Hot topics - the 119th SLTC Conference15 May 2016
The 119th SLTC Conference, attended by 95 delegates, was held at Northampton University, UK, on 23 April 2016, and ranked as one of the best yet. As usual, it provided an ideal opportunity for old and new friends to catch-up. Leather International breaks down the key lectures covered at the event.
Chrome VI and the future use of chrome in leather manufacture
This was the theme of a debate held with the audience providing questions and then discussed by the panel. The panel, comprised of Dr Dietrich Tegtmeyer (Lanxess), Emeritus Professor Tony Covington (ICLT), John Hubbard (SATRA), Geoff Holmes (LASRA) and Dr Kerry Senior (UKLF), was chaired by Reg Hankey of Pittards. The panel discussed and answered a wide range of questions with the defining outcomes being that if sourcing chrome tanning chemicals from reputable suppliers is done and leather is sourced from responsible leather manufacturers who follow best practices, chrome VI is today a perfectly manageable risk. Some finer details remain to be solved, leaving the industry with impaired communication, perception and the confidence of the brands and consumers. Yet, the industry is in a much better place than last year or before.
The future of vegetable tanning
The past, present and possible future of vegetable tannage was discussed by Nigel Payne of Forestal Mimosa. The decline in the use of vegetable tanning from 450,000 to below 150,000t from the 1950s to 2000s respectively reflects the change in shoe design and of the use of chromium. Today, more vegetable extract is used in retannage. Payne also commented that while there are hides available to tan, there will always be a demand for vegetable extracts. In fact, this point was highlighted during the Chrome Panel debate as vegetable extracts are increasingly being applied.
Digital printing on leather
This subject was presented by Dr Barry McGregor from Fujifilm Speciality Ink Systems, a company with $27-billion global revenue and an R&D budget of $7 million a day. McGregor showed how a company like Fuji analyses potential markets and how it sees a potential for digital high-value printing ink sales of 1.9t/year in this niche market. He also detailed a significant amount of work performed by Fujifilm, in a highly competitive market, to focus on printing with a precursor (pin) layer using hybrid UV inks and a top coat to achieve the print quality and physical properties required of shoe-upper leather. He then spoke of various machine applications and available ink technologies.
A sustainable future for the leather industry
This was presented by Mike Tomkin, supported by STAHL. He has recently retired but was kind enough to support the conference and present his thoughts on the future with the clear objective of ‘being able to meet the needs of the present without comprising the ability of future generations to meet their own needs’. Corporate social responsibility should be a standard strategic business operation as businesses must take responsibility, as well as consumers and governments. Leather processing does not need to be a dirty operation with high water, chemicals and energy use – there is room for improvement and LWG-rated tanneries are clearly demonstrating significant improvements. Regarding disposal or recycling, Tomkin explained that landfill is not likely to be an option in future, and the life cycle of leather and its disposal needs to be addressed proactively.

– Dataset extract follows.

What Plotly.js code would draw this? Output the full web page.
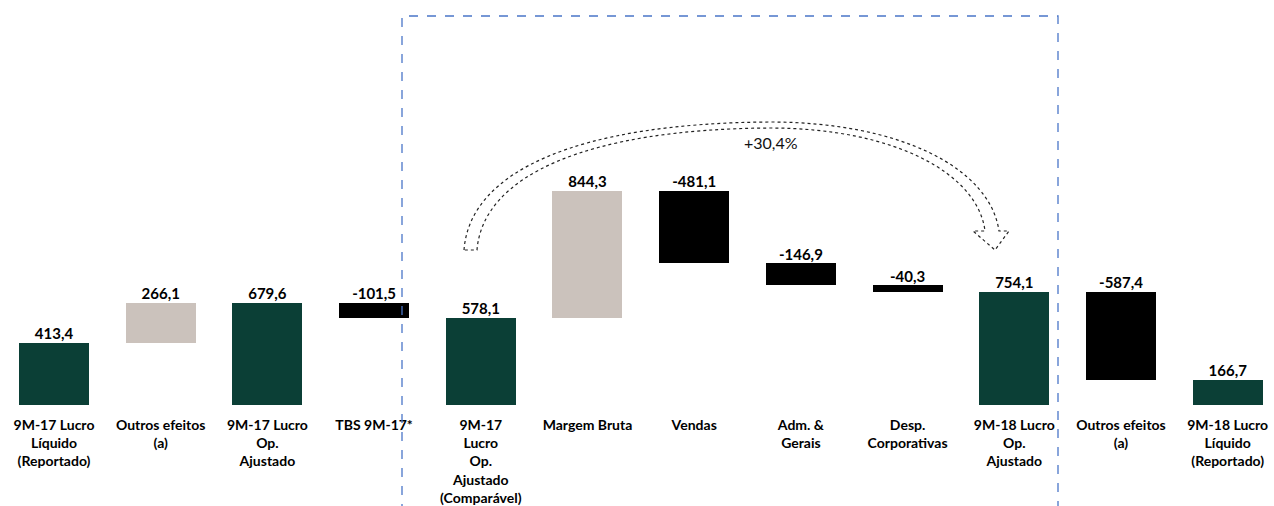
<!DOCTYPE html>
<html>
<head>
<meta charset="utf-8">
<script src="https://cdn.plot.ly/plotly-3.0.1.min.js"></script>
<style>html,body{margin:0;padding:0;background:#fff;}#chart{width:1274px;height:506px;}</style>
</head>
<body>
<div id="chart"></div>
<script>
// ---- data ----
const categories = [
  "9M-17 Lucro<br>Líquido<br>(Reportado)",
  "Outros efeitos<br>(a)",
  "9M-17 Lucro<br>Op.<br>Ajustado",
  "TBS 9M-17*",
  "9M-17<br>Lucro<br>Op.<br>Ajustado<br>(Comparável)",
  "Margem Bruta",
  "Vendas",
  "Adm. &<br>Gerais",
  "Desp.<br>Corporativas",
  "9M-18 Lucro<br>Op.<br>Ajustado",
  "Outros efeitos<br>(a)",
  "9M-18 Lucro<br>Líquido<br>(Reportado)"
];
const values = [413.4, 266.1, 679.6, -101.5, 578.1, 844.3, -481.1, -146.9, -40.3, 754.1, -587.4, 166.7];
const measures = ["total","relative","total","relative","total","relative","relative","relative","relative","total","relative","total"];
const valueLabels = ["413,4","266,1","679,6","-101,5","578,1","844,3","-481,1","-146,9","-40,3","754,1","-587,4","166,7"];
const growthLabel = "+30,4%";

// ---- styles ----
const GREEN = "#0b3f36", BEIGE = "#cbc2bc", BLACK = "#000000";
const W = 1274, H = 506, MT = 15, MB = 101;
const plotH = H - MT - MB;

const xs = categories.map((_, i) => i);
let run = 0;
const bases = [], heights = [], colors = [], tops = [];
values.forEach((v, i) => {
  if (measures[i] === "total") {
    bases.push(0); heights.push(v); run = v; colors.push(GREEN);
  } else {
    bases.push(run); heights.push(v); run += v; colors.push(v >= 0 ? BEIGE : BLACK);
  }
  tops.push(Math.max(bases[i], bases[i] + v));
});

const bars = {
  type: "bar", x: xs, y: heights, base: bases, width: 0.656,
  marker: {color: colors, line: {width: 0}}, hoverinfo: "skip", showlegend: false
};
const labels = {
  type: "scatter", mode: "text", x: xs, y: tops, text: valueLabels,
  textposition: "top center", cliponaxis: false,
  textfont: {family: "Lato, 'DejaVu Sans', sans-serif", size: 15, color: "#000", weight: "bold"},
  hoverinfo: "skip", showlegend: false
};

// pixel -> paper helpers for decorations
const px = x => x / W;
const py = y => (H - MB - y) / plotH;
const P = (x, y) => px(x).toFixed(5) + "," + py(y).toFixed(5);

const arrowPath =
  "M " + P(464,250) +
  " C " + P(470,170) + " " + P(580,123) + " " + P(770,122) +
  " C " + P(900,122) + " " + P(990,168) + " " + P(999,231) +
  " L " + P(1009,231) + " L " + P(995,250) + " L " + P(973,231) + " L " + P(985,231) +
  " C " + P(978,174) + " " + P(895,128) + " " + P(770,128) +
  " C " + P(588,129) + " " + P(483,175) + " " + P(477,250) + " Z";

const layout = {
  width: W, height: H,
  margin: {l: 0, r: 0, t: MT, b: MB, pad: 0},
  paper_bgcolor: "#fff", plot_bgcolor: "#fff",
  bargap: 0,
  xaxis: {
    range: [-0.506, 11.434], tickvals: xs, ticktext: categories,
    ticks: "", showgrid: false, zeroline: false, showline: false,
    ticklabelstandoff: 10,
    tickfont: {family: "Lato, 'DejaVu Sans', sans-serif", size: 14, color: "#000", weight: "bold"},
    fixedrange: true
  },
  yaxis: {range: [0, plotH / 0.1505], visible: false, fixedrange: true},
  shapes: [
    {type: "rect", xref: "paper", yref: "paper", x0: px(402), x1: px(1058), y0: py(520), y1: py(16),
     line: {color: "#4a76c8", width: 1.3, dash: "dash"}, fillcolor: "rgba(0,0,0,0)", layer: "above"},
    {type: "path", xref: "paper", yref: "paper", path: arrowPath,
     line: {color: "#222", width: 1.2, dash: "dot"}, fillcolor: "rgba(255,255,255,0)", layer: "above"}
  ],
  annotations: [
    {xref: "paper", yref: "paper", x: px(771), y: py(142), text: growthLabel, showarrow: false,
     xanchor: "center", yanchor: "middle",
     font: {family: "Lato, 'DejaVu Sans', sans-serif", size: 16, color: "#111"}}
  ]
};

Plotly.newPlot("chart", [bars, labels], layout, {displayModeBar: false, staticPlot: true});
</script>
</body>
</html>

The proctor memorial lecture: From sheep yards to SNP (single nucleotide polymorphism) chips
The changing face of raw-stock research at LASRA was given by Dr Sue Cooper, FSLTC from LASRA, New Zealand. She shared by describing her work on raw stock research to ultimately improve final product quality. Examples and facts showed how, for example, cockle levels in sheepskins have reduced from 10 to 2%, and how the removal of barbed wire does not reduce the incidence of scratches on cattle, but optimised management of lice on cattle does. Current research into genetic markers on sheepskins was highlighted, using SNP chips to identify genetic value while the animal is still alive for future breeding, and carcass weight among others. LASRA has been evaluating the resultant skins from this research.
The leather industry is an intensive user of water, and Karl Flowers (ICLT, Northampton University) described the physics and chemistry of water properties, and the tannery usage of water being in the region of 25m3/t of raw material. The water footprint calculation includes blue, green and grey water, but Flowers also explained virtual water, which calculates the direct water use in manufactured goods that are sold/transported and that should also be included. Alternative technologies to water were discussed and the problem of the density of leather in processing. Water affinity and mass transfer was highlighted in relation to the penetrative stages of wet processing. Future technologies as closed-loop recycling, chemical treatments and biological scrubbing, deep shelf drum processes and continuous process operations (for example, through-feed dyeing) were also covered.